Mas logo jovens se ocupando disso? Ora, mortes podem ser repentinas e, independentemente do momento e da causa, custam caro. Deixar encaminhada questões práticas as torna um pouquinho menos penosas, e pode ser visto como uma deferência de quem parte. Deferência essa que já se incorporou aos costumes suecos. Por lá, cultiva-se a döstädning (faxina pré-morte). "[T]rata- se do ato de arrumar o que se acumulou em vida para não transformar a tarefa em fardo para familiares, amigos, funcionários. (...) É (...) se livrar dos seus excessos, de suas quinquilharias, do acúmulo, (...) para que ninguém tenha de fazê-lo mais tarde".
O mundo material pode ser imbatível em quantidade de tralhas, mas o virtual também não é modesto em despojos. Pensando nisso, convém fazer um testamento digital, indicando um administrador para sites e redes sociais. Entre outras coisas, pode-se optar pelo encerramento das contas ou por sua manutenção in memoriam, alternativa que Facebook e Twitter oferecem. E se entre as preocupações estiver a pretensão de sobreviver digitalmente, dá para deixar encaminhada a criação de hologramas, vídeos em realidade aumentada e gravações de voz para reprodução em assistentes virtuais.

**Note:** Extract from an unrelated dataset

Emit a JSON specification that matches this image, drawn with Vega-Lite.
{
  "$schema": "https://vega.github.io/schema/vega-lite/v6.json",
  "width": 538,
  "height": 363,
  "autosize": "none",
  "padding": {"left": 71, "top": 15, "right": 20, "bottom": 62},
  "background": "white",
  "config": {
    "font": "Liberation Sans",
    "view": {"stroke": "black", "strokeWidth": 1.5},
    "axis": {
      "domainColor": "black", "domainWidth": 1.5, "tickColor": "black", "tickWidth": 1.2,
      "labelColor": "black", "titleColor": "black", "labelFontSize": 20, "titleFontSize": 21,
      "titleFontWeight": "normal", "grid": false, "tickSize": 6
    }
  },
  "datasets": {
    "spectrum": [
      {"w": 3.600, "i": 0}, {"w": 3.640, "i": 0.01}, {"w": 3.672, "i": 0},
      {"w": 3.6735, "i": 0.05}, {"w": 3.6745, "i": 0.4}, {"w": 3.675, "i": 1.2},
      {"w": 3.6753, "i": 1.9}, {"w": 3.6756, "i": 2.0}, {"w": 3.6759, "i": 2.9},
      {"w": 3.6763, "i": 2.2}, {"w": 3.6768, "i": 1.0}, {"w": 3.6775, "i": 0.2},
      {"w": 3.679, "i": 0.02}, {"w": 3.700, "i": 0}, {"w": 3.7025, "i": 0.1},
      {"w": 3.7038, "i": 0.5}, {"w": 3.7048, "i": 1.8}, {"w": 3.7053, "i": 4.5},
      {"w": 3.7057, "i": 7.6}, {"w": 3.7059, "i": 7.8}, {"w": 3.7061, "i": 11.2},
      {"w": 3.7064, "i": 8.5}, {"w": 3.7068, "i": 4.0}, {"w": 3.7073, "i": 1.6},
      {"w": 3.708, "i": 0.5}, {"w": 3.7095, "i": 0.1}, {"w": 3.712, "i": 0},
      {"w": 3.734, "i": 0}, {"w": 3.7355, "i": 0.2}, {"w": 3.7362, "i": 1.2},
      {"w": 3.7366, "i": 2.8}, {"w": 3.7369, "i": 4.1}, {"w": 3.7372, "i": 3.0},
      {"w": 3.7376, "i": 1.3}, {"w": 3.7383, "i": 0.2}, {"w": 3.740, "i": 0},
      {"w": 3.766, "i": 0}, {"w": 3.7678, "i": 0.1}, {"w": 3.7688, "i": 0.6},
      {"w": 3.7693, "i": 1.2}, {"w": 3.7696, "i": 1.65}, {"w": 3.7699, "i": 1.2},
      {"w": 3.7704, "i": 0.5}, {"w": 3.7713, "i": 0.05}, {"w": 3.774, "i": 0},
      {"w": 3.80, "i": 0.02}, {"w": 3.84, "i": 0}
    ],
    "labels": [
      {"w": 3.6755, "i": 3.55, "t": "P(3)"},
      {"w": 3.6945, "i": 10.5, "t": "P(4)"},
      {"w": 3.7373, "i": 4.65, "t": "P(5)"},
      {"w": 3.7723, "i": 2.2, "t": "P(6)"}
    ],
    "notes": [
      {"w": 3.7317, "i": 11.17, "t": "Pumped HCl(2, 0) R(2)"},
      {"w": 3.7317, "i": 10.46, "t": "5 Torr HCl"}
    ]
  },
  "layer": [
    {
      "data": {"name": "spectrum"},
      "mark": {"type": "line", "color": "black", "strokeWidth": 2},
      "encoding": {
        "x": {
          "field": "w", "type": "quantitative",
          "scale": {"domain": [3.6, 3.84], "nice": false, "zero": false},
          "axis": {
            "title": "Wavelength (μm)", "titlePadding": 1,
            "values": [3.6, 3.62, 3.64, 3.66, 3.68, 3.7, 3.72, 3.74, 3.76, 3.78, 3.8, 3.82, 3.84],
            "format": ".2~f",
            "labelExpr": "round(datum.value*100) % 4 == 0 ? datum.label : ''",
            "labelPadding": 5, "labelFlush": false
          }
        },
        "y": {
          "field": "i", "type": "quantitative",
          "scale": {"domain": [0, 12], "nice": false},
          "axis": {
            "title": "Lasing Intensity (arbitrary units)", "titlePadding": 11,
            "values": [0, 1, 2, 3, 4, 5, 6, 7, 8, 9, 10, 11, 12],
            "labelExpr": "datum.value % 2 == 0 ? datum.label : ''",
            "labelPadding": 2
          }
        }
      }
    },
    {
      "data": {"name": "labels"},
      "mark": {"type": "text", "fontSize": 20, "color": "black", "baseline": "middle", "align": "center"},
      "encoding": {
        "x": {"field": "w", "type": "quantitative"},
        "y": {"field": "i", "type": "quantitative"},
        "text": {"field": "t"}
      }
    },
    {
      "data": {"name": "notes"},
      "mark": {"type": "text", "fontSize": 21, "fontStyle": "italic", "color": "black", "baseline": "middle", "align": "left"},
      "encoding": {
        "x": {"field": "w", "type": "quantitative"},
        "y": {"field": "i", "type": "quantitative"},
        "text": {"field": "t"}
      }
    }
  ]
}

Velórios e missas de sétimo dia são fartos em comentários elogiosos sobre aquele que se vai. Adjetivos como "afetuoso", "honesto" e "bem-humorado" costumam adoçar bocas e ouvidos dos mais próximos em horas assim. Por que não acrescentar um reconhecimento de que o ente querido, além de uma vida virtuosa, fez da sua morte um manifesto de cuidado com os que o cercavam? Uma atitude digna de um epitáfio assim: "Jaz aqui alguém que soube viver. E morrer".